Some people love the process of making things. They make sure each step is perfect before moving forward. Maybe they take good notes. I’m not that kind of sewer. I like getting to the finished product. But I’ve been working on tweaking the fit of my clothes because finished projects aren’t worth much if they are badly fitting.
Moving forward I’m going to strive to take more time on the process of sewing, but for right now I’m in alterations land. For example, here is my Appleton Dress right after I finished it.
See those folds above the bust? Well I contacted Jenny (the pattern designer) for her feedback and she mentioned something called a concave chest alteration. It can come from poor posture or a large and lower bust. That I certainly have even in a well fitted bra.
So armed with a name for the alteration needed I hit the internet and found this fantastic guide from Sew News. Ta-da! They have something you can do to fix an already finished garment! So I altered my Appleton Dress and while the fit is not as good with an after though fix, the results look much better!
Next I tackled the Emery Dress that gave me such grief.
See the before?
And now the after!
I ended up taking in the back all the way from neckline to waist by 1/2 inch and also re-did the zipper to take it in further. And the top of the zipper is still funky, but the rest of the fit is much much improved.

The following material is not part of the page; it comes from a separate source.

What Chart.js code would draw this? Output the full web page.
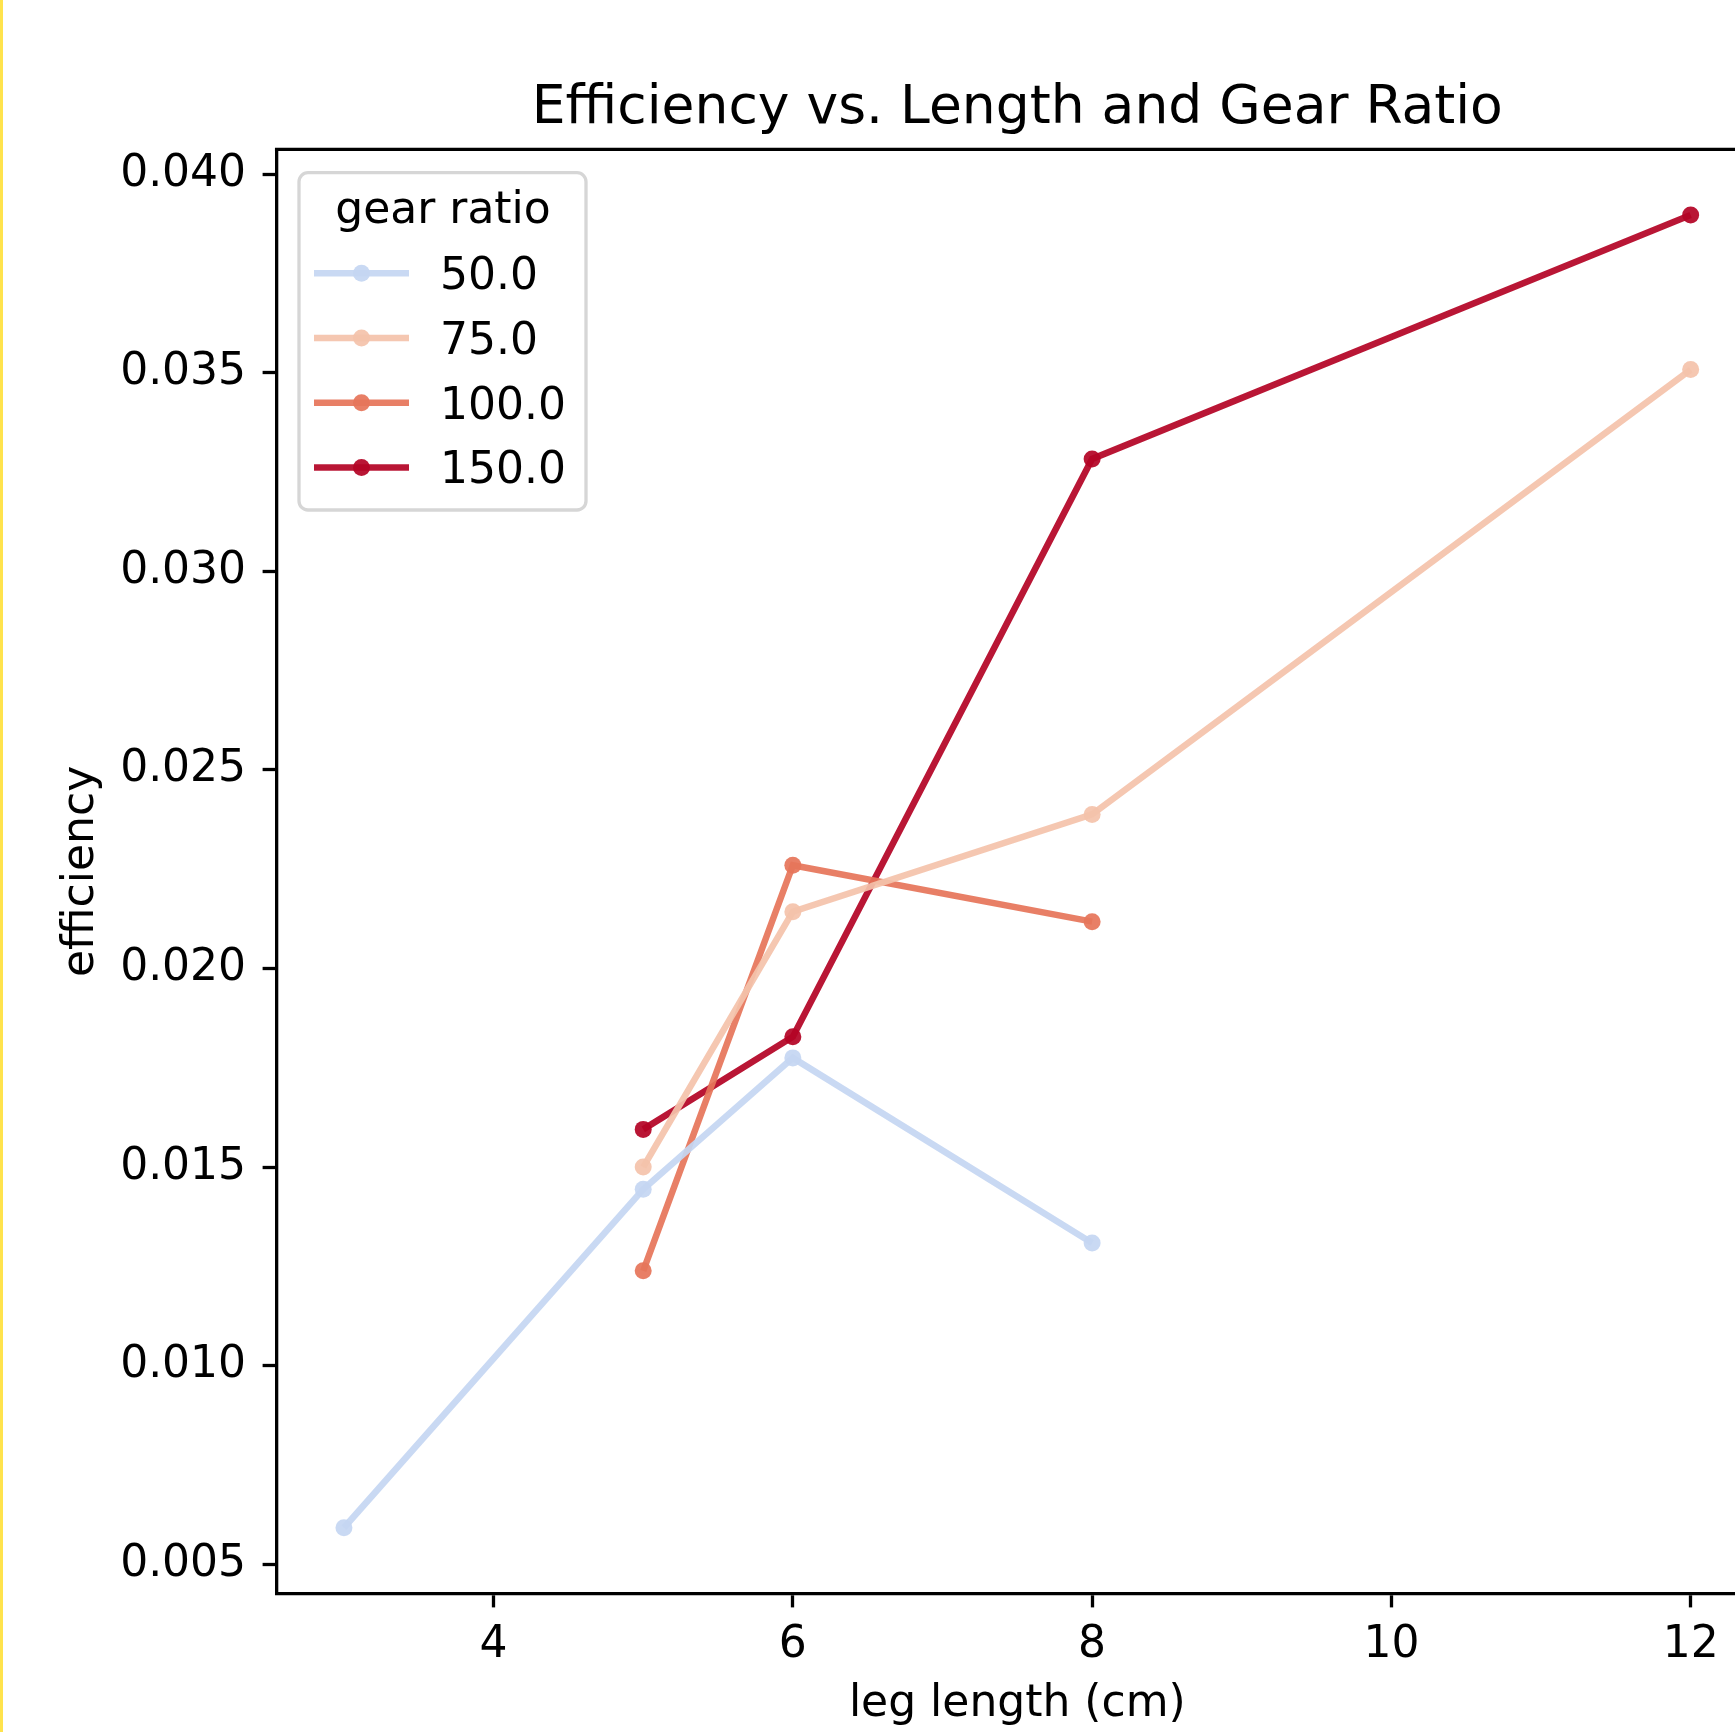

Just look at how much more smoothly the fabric flows! Next I really need to make a muslin of the Emery dress so I can tune in the fit on a fabric without such a heavy pattern. And doing all these alterations reminds me how much I should make a new block. I’ve gotten comfortable with manipulating patterns and making up my own that it seem silly to so heavily alter someone else’s pattern. But on the other hand sometimes you don’t want to re-invent the wheel. So we’ll see.
Right now I am deep into making an 1899 winter dress. I need to be done by Thursday. Hopefully I make it! I know I will. All I have left to do is re-work my under garments and decorate the outer garments, but it is fussy work.